## Written exercise
Find the word "this" in the listing; pull out each line holding it.
**** Extracted records
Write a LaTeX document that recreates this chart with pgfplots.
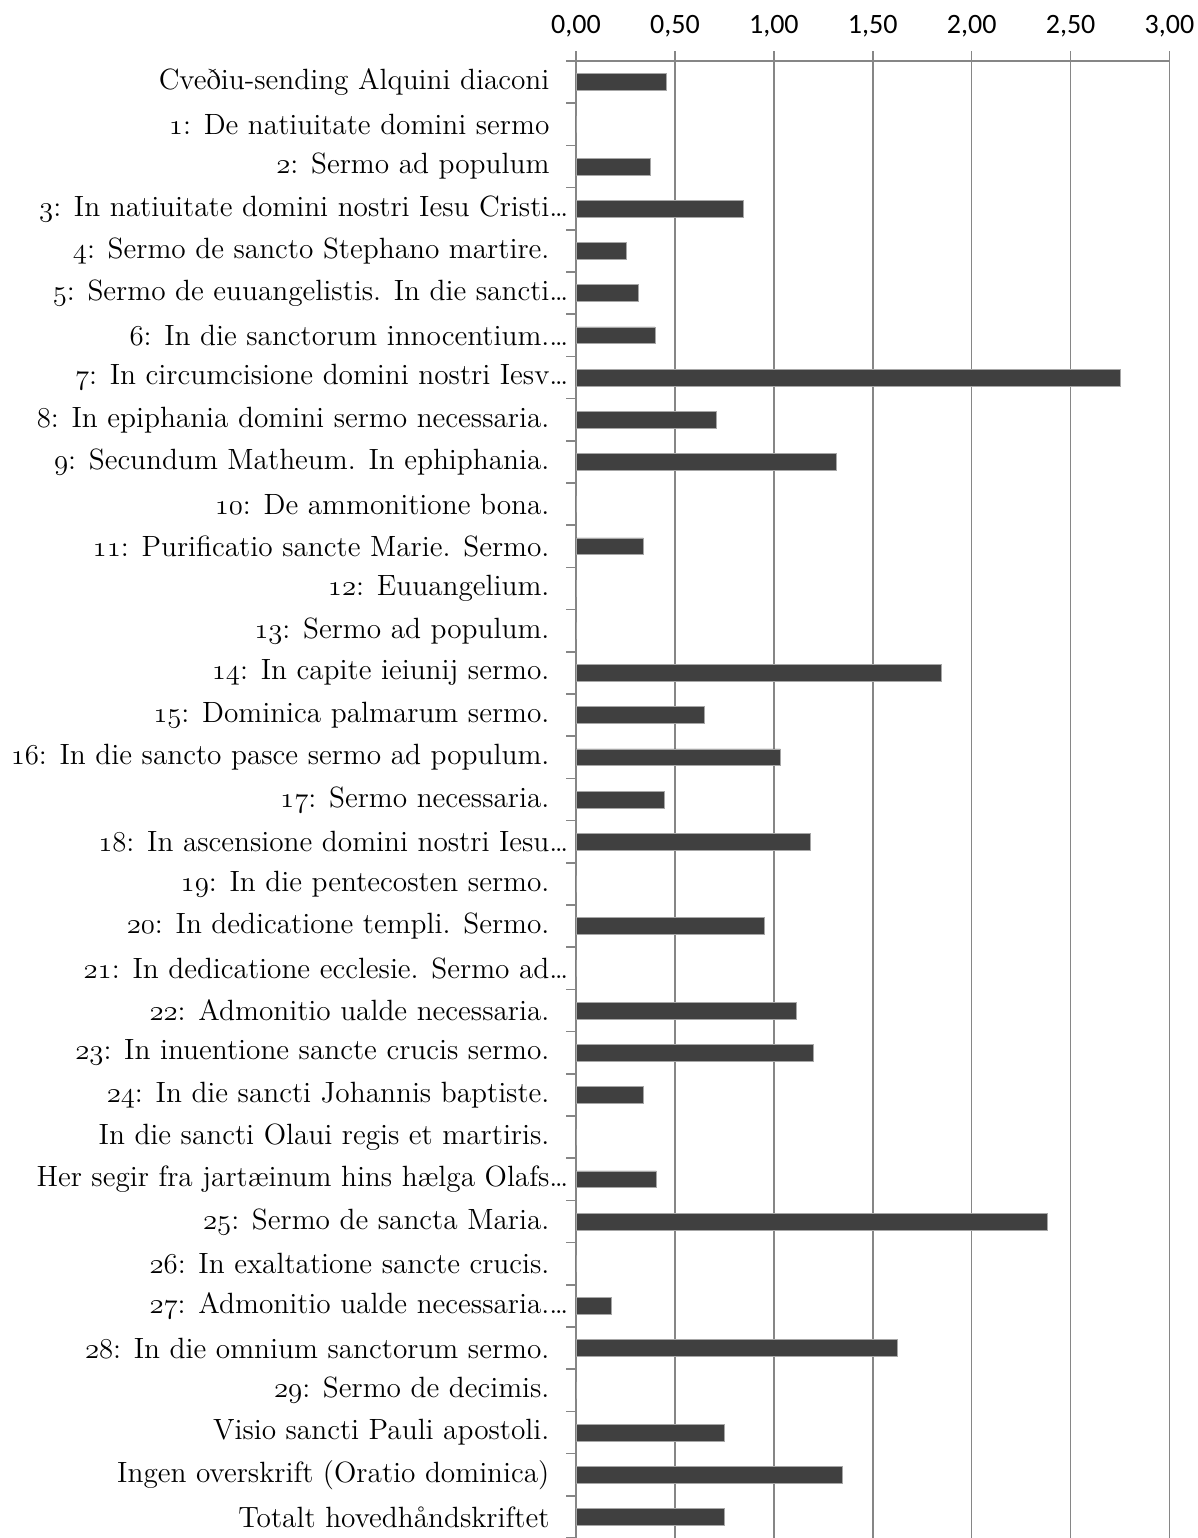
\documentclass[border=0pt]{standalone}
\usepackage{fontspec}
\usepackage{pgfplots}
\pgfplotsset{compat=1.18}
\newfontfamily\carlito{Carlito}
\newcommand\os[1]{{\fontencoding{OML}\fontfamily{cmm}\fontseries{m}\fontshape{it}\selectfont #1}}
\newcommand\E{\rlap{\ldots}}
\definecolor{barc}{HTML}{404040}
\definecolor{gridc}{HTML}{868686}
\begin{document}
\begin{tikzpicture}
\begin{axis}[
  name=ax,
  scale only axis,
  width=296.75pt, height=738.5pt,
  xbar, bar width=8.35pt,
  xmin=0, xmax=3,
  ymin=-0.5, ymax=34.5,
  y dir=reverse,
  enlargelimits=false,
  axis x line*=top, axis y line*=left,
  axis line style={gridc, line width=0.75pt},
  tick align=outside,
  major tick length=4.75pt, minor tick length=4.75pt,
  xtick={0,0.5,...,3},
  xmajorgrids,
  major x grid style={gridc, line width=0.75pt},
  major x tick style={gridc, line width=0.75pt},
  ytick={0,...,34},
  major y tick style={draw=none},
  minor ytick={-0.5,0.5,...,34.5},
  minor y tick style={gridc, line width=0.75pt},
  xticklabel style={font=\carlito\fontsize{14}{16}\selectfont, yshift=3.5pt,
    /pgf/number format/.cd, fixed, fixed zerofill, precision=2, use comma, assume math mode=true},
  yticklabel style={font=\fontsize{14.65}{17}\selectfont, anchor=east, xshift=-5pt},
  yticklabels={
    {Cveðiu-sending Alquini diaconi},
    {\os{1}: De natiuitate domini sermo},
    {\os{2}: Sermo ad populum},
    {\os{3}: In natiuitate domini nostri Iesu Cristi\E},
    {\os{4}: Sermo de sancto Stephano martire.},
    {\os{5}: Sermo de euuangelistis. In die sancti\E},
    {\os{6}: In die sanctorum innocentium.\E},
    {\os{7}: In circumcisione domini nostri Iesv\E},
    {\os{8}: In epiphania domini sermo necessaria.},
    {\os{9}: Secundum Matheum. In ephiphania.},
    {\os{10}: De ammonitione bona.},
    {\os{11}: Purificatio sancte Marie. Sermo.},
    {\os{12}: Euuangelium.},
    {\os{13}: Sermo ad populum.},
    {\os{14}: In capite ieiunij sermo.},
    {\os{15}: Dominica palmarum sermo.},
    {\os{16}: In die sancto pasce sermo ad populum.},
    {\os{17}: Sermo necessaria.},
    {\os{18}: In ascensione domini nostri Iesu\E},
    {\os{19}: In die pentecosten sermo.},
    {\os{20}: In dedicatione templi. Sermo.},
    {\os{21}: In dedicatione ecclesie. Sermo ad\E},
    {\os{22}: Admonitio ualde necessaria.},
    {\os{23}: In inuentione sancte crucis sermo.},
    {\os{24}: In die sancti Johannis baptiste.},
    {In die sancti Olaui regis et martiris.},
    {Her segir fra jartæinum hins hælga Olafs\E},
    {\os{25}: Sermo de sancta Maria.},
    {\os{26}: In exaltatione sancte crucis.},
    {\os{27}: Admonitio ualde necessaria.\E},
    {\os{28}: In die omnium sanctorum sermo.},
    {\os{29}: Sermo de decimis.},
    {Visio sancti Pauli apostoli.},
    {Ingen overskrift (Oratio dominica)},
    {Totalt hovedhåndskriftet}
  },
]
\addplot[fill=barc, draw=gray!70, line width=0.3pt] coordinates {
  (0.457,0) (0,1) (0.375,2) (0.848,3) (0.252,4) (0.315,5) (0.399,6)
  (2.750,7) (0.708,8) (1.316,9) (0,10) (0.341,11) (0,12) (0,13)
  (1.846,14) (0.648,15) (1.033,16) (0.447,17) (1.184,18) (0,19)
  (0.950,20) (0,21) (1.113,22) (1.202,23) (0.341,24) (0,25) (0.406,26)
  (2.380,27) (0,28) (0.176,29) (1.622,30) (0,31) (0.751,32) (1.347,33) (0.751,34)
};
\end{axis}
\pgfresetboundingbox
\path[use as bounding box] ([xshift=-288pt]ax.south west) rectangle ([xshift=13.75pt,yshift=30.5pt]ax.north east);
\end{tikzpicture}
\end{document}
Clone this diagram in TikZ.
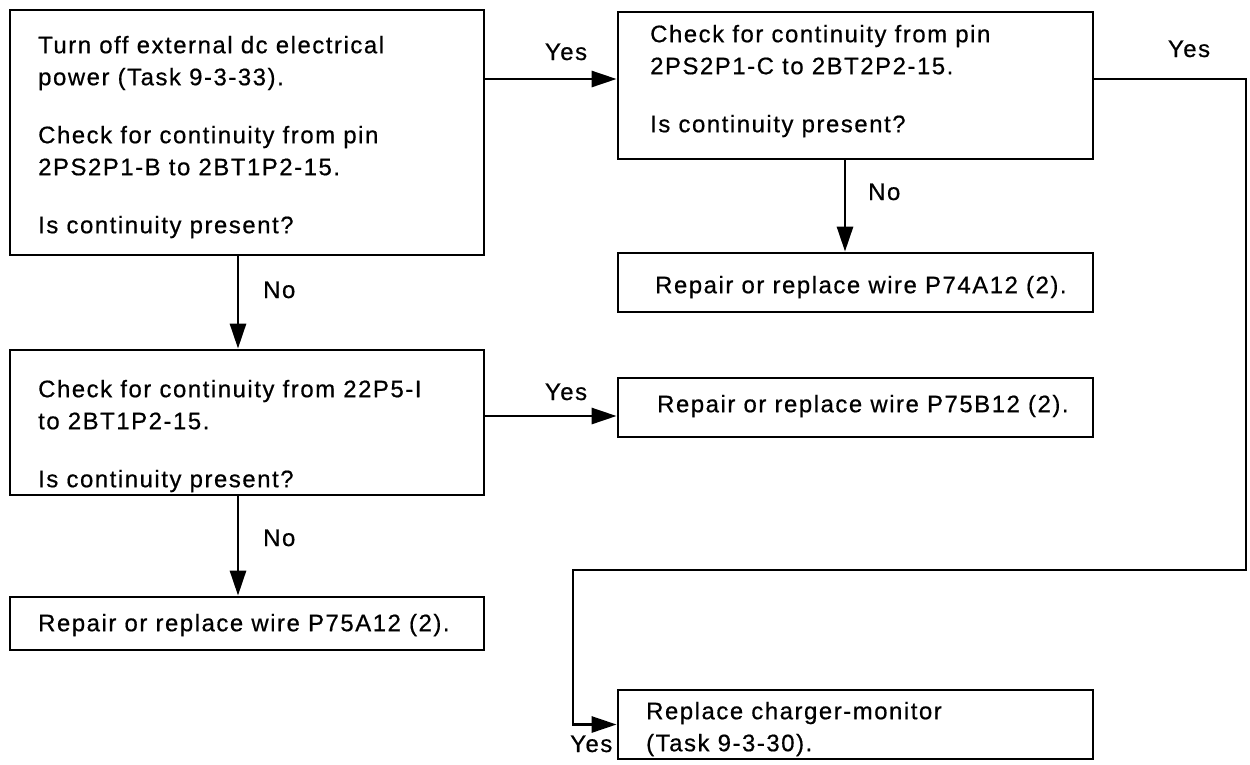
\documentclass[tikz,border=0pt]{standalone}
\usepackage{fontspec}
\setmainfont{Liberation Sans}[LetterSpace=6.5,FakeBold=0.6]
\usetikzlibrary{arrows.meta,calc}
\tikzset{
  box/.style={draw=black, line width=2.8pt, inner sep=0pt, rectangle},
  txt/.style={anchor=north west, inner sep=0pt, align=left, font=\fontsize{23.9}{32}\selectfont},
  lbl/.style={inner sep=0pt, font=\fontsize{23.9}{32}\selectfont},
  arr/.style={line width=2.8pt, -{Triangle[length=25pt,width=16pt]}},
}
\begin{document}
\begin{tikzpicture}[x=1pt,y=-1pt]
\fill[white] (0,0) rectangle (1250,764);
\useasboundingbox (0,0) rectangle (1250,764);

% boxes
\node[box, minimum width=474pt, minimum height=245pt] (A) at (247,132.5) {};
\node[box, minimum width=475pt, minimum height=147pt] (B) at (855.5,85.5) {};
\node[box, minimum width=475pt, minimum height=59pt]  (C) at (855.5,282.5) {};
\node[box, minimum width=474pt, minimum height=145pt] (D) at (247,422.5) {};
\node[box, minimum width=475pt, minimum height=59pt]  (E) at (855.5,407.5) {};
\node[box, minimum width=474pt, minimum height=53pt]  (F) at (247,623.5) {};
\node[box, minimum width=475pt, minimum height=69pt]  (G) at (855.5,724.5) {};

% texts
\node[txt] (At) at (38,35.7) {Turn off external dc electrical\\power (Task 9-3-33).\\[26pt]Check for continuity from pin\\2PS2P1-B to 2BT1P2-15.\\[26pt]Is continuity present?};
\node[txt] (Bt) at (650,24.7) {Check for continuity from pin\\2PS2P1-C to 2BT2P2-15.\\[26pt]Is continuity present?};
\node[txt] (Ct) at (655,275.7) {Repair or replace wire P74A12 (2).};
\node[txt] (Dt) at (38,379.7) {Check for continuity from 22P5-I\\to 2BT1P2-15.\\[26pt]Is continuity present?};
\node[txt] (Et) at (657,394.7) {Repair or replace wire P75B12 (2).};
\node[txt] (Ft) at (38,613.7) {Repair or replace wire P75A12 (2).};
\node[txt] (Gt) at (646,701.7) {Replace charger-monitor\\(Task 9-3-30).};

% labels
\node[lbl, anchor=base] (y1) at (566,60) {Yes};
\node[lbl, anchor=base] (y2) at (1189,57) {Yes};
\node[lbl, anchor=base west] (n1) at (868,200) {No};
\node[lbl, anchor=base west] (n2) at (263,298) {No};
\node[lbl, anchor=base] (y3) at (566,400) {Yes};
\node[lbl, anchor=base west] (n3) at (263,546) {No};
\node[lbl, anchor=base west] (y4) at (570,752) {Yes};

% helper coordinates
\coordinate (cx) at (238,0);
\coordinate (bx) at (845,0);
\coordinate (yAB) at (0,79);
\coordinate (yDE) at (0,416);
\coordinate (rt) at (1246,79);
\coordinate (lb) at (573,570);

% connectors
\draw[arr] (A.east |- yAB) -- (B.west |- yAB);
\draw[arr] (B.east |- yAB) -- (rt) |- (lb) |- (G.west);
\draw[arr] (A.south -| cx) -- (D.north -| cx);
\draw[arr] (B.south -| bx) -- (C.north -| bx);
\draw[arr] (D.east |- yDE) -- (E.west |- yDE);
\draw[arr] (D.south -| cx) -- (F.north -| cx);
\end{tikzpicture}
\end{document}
********
## The answer
Write a LaTeX document that recreates this chart with pgfplots.
Clone this diagram in TikZ.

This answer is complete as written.